**Stated problem:** Retype the opening lines of the listing below, ending with the line that contains "plt.rcParams['font.family'] = ['Liberation", and leave out any pictures.

**Data block:**

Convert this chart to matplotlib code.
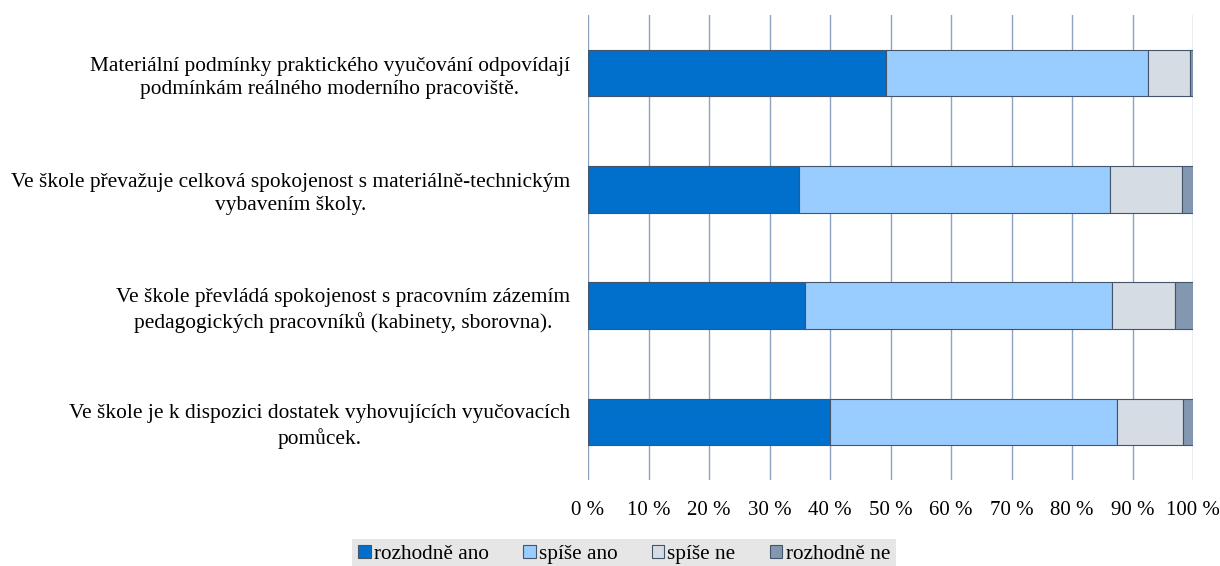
import matplotlib.pyplot as plt
import numpy as np

plt.rcParams['font.family'] = ['Liberation Serif', 'DejaVu Serif']

# statements (top to bottom)
categories = [
    'Materiální podmínky praktického vyučování odpovídají\npodmínkám reálného moderního pracoviště.',
    'Ve škole převažuje celková spokojenost s materiálně-technickým\nvybavením školy.',
    'Ve škole převládá spokojenost s pracovním zázemím\npedagogických pracovníků (kabinety, sborovna).',
    'Ve škole je k dispozici dostatek vyhovujících vyučovacích\npomůcek.',
]

series_names = ['rozhodně ano', 'spíše ano', 'spíše ne', 'rozhodně ne']
rozhodne_ano = [49.3, 34.8, 35.9, 40.0]
spise_ano = [43.2, 51.4, 50.7, 47.4]
spise_ne = [7.0, 12.0, 10.5, 10.9]
rozhodne_ne = [0.5, 1.8, 2.9, 1.7]

colors = ['#0070CC', '#99CCFF', '#D6DCE4', '#8497B0']
edge = '#44546A'

fig = plt.figure(figsize=(12.2, 5.66), dpi=100)
ax = fig.add_axes([588 / 1220, 1 - 480 / 566, 605 / 1220, 465 / 566])

y = np.arange(len(categories))
left = np.zeros(len(categories))
for name, vals, col in zip(series_names,
                           [rozhodne_ano, spise_ano, spise_ne, rozhodne_ne],
                           colors):
    ax.barh(y, vals, left=left, height=0.40, color=col, edgecolor=edge,
            linewidth=0.8, label=name, zorder=3)
    left += np.array(vals)

ax.set_xlim(0, 100)
ax.set_ylim(len(categories) - 0.5, -0.5)
ax.set_xticks(np.arange(0, 101, 10))
ax.set_xticklabels([f'{v} %' for v in range(0, 101, 10)], fontsize=15)
ax.set_yticks(y)
ax.set_yticklabels(categories, fontsize=15.4, multialignment='center',
                   linespacing=1.3)
ax.tick_params(axis='both', length=0)
ax.tick_params(axis='x', pad=15)
ax.tick_params(axis='y', pad=13)

ax.grid(axis='x', color='#8EA3C2', linewidth=1.0, zorder=0)
for s in ax.spines.values():
    s.set_visible(False)

leg = fig.legend(loc='lower center', bbox_to_anchor=(624 / 1220, -0.008), ncol=4,
                 fontsize=15.3, frameon=True, fancybox=False,
                 handlelength=0.6, handleheight=0.6, handletextpad=0.15,
                 columnspacing=1.6, borderpad=0.3, borderaxespad=0)
leg.get_frame().set_facecolor('#E6E6E6')
leg.get_frame().set_edgecolor('none')
leg.get_frame().set_alpha(1)

fig.savefig('out.png', dpi=100)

**Response to the task:**
Convert this chart to matplotlib code.
import matplotlib.pyplot as plt
import numpy as np

plt.rcParams['font.family'] = ['Liberation Serif', 'DejaVu Serif']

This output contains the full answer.